Следующие анекдоты также записаны Вяземским: У кого-то в конце обеда подают какую-то закуску или прикуску. Толстой отказывается, хозяин настаивает:
— Возьми, Толстой, ты увидишь, как это хорошо. Тотчас отбьет весь хмель.
— Ах, боже мой, — воскликнул он, перекрестясь. — За что же я два часа трудился? Нет, слуга покорный, хочу остаться при своем.
-----
Однажды в Английском клубе сидел перед ним барин с красно-сизым и цветущим носом. Толстой смотрел на него с сочувствием и почтением. Но видя, что во все время обеда барин пьет одну чистую воду, он вознегодовал и сказал: «Да это самозванец! Как смеет он на своем лице носить признаки, им не заслуженные».
-----
Племянник Федора Ивановича, ограниченный и скучный человек, просил его познакомить с Денисом Давыдовым. Однажды, когда племянник был выпивши, Федор Иванович предложил ему познакомиться с Давыдовым.
— Нет, — отвечал племянник, — сегодня я выпил лишнее, у меня немножко в голове…
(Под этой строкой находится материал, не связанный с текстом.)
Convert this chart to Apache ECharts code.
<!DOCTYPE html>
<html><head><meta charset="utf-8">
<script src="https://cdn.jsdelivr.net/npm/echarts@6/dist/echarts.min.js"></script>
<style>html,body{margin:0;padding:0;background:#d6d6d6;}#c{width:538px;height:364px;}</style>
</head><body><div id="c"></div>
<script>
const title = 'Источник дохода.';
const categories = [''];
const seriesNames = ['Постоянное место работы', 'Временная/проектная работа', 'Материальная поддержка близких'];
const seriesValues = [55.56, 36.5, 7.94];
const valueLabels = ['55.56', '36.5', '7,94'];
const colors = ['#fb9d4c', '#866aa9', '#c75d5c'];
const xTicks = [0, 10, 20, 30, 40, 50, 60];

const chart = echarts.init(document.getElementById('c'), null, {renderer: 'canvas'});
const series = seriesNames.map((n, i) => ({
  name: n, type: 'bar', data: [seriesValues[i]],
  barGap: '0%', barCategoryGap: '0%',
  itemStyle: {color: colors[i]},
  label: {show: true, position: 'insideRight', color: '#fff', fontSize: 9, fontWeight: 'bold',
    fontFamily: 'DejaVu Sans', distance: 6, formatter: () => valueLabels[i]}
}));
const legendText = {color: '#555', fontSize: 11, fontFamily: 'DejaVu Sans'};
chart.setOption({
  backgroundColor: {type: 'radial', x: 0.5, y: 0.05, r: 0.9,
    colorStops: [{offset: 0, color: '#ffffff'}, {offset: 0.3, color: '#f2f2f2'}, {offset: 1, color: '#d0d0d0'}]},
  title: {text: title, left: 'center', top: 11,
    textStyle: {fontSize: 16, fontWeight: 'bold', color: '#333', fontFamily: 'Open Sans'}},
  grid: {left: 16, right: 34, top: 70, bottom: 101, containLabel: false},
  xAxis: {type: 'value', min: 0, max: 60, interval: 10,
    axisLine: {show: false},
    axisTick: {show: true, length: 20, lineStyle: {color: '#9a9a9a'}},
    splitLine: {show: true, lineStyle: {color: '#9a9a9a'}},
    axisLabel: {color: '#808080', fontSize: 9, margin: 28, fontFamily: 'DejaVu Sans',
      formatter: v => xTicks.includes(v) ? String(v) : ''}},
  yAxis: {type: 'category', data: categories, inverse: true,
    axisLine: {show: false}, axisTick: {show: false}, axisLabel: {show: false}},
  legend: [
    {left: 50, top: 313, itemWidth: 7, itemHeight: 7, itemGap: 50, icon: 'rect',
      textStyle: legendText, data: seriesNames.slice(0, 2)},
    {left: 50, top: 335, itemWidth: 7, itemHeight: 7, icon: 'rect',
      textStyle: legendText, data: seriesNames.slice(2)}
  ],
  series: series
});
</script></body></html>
— Тем лучше, — ответил Федор Иванович и, подводя его к Давыдову, сказал: — Представляю тебе моего племянника, у которого немножко в голове.
-----
Однажды старая тетка Федора Ивановича просила его подписаться свидетелем на гербовом акте, стоившем несколько сот рублей. Он написал: «При сей верной оказии свидетельствую тетушке мое нижайшее почтение».
-----
Какой-то князь должен был Федору Ивановичу по векселю несколько тысяч рублей. Князь, несмотря на письма Толстого и на пропущенный срок, долго не платил. Федор Иванович написал ему: «Если вы к такому-то числу не выплатите долг свой весь сполна, я не пойду искать правосудия в судебных местах, а отнесусь прямо к лицу вашего сиятельства».
-----
По поводу употребления «вкось и вкривь французских слов и поговорок» Вяземский вспоминает следующий рассказ Толстого. Толстой ехал на почтовых по одной из внутренних губерний. Ему послышалось, что ямщик, подстегивая лошадей, приговаривает: «Ой, вольтеры мои!» Толстому показалось, что он обслушался. Но ямщик еще раза два повторил те же слова. Наконец Толстой спросил его:
— Почем ты знаешь Вольтера?
— Я не знаю его, — отвечал ямщик.
— Как же ты мог затвердить это имя?
— Помилуйте, барин, мы часто ездим с большими господами, так кое-чего и понаслушались от них.
-----
Вяземский замечает: есть люди предопределенные роковою силою к неминуемому проигрышу. Толстой говорит об одном из таких обреченных: начни он играть в карты с самим собою, то и тут найдет средство проиграться.
-----
В старые годы жила богатая барыня и давала балы, то есть давал балы ее гостеприимный муж. Жена была очень скупа. За ужином она садилась особняком у дверей, через которые вносились и уносились кушанья. Она наблюдала за слугами, чтобы они как-нибудк не присвоили себе часть кушаний и также, чтобы они сваливали ей на тарелку все, что оставалось на блюдах после разноски по гостям, все это уплетала она, чтобы не пропадало даром. Эта барыня была сродни Американцу Толстому. Он прозвал ее: «Тетушка сливная лохань».
-----
Где-то в Германии официально спросили Толстого: Ihr Charakter? (ваше звание). Он ответил: Lüstig (веселый).
-----
В 1845 году Вяземский взял к себе в Петербург на Каменный остров альбом дочери Федора Ивановича Полиньки, с обещанием вписать в него что-нибудь. В письме от 23 июня Толстой напоминает ему об этом: «Полинька сердечно тебя благодарит за обещание написать ей что-нибудь, но она тоскует по своем альбо-мишке». Вяземский долго держал у себя альбом и наконец 30 августа написал довольно длинное стихотворение, посвященное Полиньке. В этом стихотворении, между прочим, находятся следующие красивые стихи:
Жизнь наша — повесть иль роман;
Он пишется слепой судьбою
По фельетонному покрою,
И плана нет, и есть ли план,
Не спрашивай… Урок назначен,
Концы с концами должно свесть,
И до конца роман прочесть,
Будь он хорош иль неудачен.
Иной роман, иная быль,
Такой сумбур, такая гиль,
Что не доищешься в нем смысла.
Все пошло, криво, без души —
Страницы, дни, пустые числа,
И под итогом нуль пиши.
Не намекал ли Вяземский этими стихами на жизнь Федора Ивановича?